Real-world relevance
Every program you have ever run — from a web browser to a video game — was ultimately executed as billions of fetch-decode-execute cycles. When your PC boots, the very first cycle fetches the instruction at address FFFF0h (the reset vector). From that moment until you shut down, the cycle never stops. Modern CPUs run this loop billions of times per second and add sophisticated features like out-of-order execution, branch prediction, and speculative execution — but the fundamental three-step loop is the same one the 8086 used in 1978.
Key points
- The Three-Step Cycle — Every instruction the CPU runs goes through three fundamental phases: Fetch (retrieve the instruction from memory), Decode (figure out what the instruction means), and Execute (perform the operation).

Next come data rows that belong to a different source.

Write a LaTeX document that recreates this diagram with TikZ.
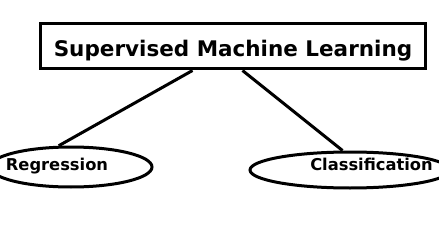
\documentclass[tikz,border=0pt]{standalone}
\usepackage{fontspec}
\setmainfont{DejaVu Sans}
\usetikzlibrary{shapes.geometric}
\begin{document}
\begin{tikzpicture}[x=1pt,y=-1pt,
  thick line/.style={line width=3pt},
  topbox/.style={draw,thick line,minimum width=385pt,minimum height=45pt,inner sep=0pt},
  oval/.style={draw,ellipse,thick line,inner sep=0pt},
  lbl/.style={font=\bfseries\fontsize{16.3}{18}\selectfont,inner sep=0pt,anchor=base}]
\useasboundingbox (0,0) rectangle (439,230);
\node[topbox] (box) at (232.5,46.5) {};
\node[font=\bfseries\fontsize{21.5}{24}\selectfont,inner sep=0pt,anchor=base] (title) at (233,56.5) {Supervised Machine Learning};
\node[oval,minimum width=162pt,minimum height=40pt] (reg) at (71,167) {};
\node[oval,minimum width=200pt,minimum height=36pt] (cls) at (350,170) {};
\node[lbl] (regt) at (57,170.5) {Regression};
\node[lbl] (clst) at (371.5,170.5) {Classification};
\draw[thick line] ([xshift=-40pt]box.south) -- (reg.120);
\draw[thick line] ([xshift=10pt]box.south) -- (cls.111);
\end{tikzpicture}
\end{document}
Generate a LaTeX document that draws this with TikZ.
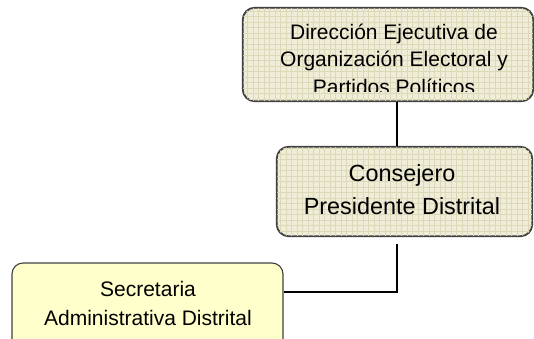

This cycle repeats for every single instruction in your program, millions of times per second.
- Fetch Phase — Getting the Instruction — During the fetch phase, the CPU places the value of the Instruction Pointer (IP) onto the address bus. The memory at that address responds by placing the instruction opcode onto the data bus. The CPU reads those bytes into its instruction register and increments IP to point to the next instruction.
- Decode Phase — Understanding the Instruction — The control unit examines the opcode in the instruction register and determines: what operation to perform (ADD, MOV, JMP, etc.), which registers or memory locations are involved, and how many additional bytes (operands) need to be read. The decoder activates the correct internal data paths.
- Execute Phase — Performing the Operation — The CPU carries out the decoded instruction. This could mean: transferring data between registers, sending values to the ALU for arithmetic, reading or writing memory, or modifying the instruction pointer for a jump. The result is stored in the destination specified by the instruction.
- The Role of the Instruction Pointer — The IP (Instruction Pointer) is the CPU's bookmark. It always holds the address of the next instruction to fetch. After each fetch, IP is automatically incremented. Jump instructions (JMP, JE, CALL) modify IP directly, changing the flow of execution.
- Instruction Pipelining in 8086 — The 8086 has a 6-byte prefetch queue managed by the Bus Interface Unit (BIU). While the Execution Unit (EU) is executing the current instruction, the BIU fetches the next instructions ahead of time. This overlap means the CPU rarely has to wait for a fetch — a primitive form of pipelining.
- What Happens on a Branch — When a jump or conditional branch is executed, the prefetch queue becomes invalid because the CPU is going to a different address. The BIU must flush the queue and start fetching from the new target address. This causes a brief stall known as a pipeline flush or branch penalty.
- Bus Interface Unit vs Execution Unit — The 8086 CPU is internally divided into two independent units. The BIU handles all communication with the outside world: fetching instructions, reading memory, writing memory. The EU handles decoding and executing instructions. They work in parallel, communicating through the instruction queue.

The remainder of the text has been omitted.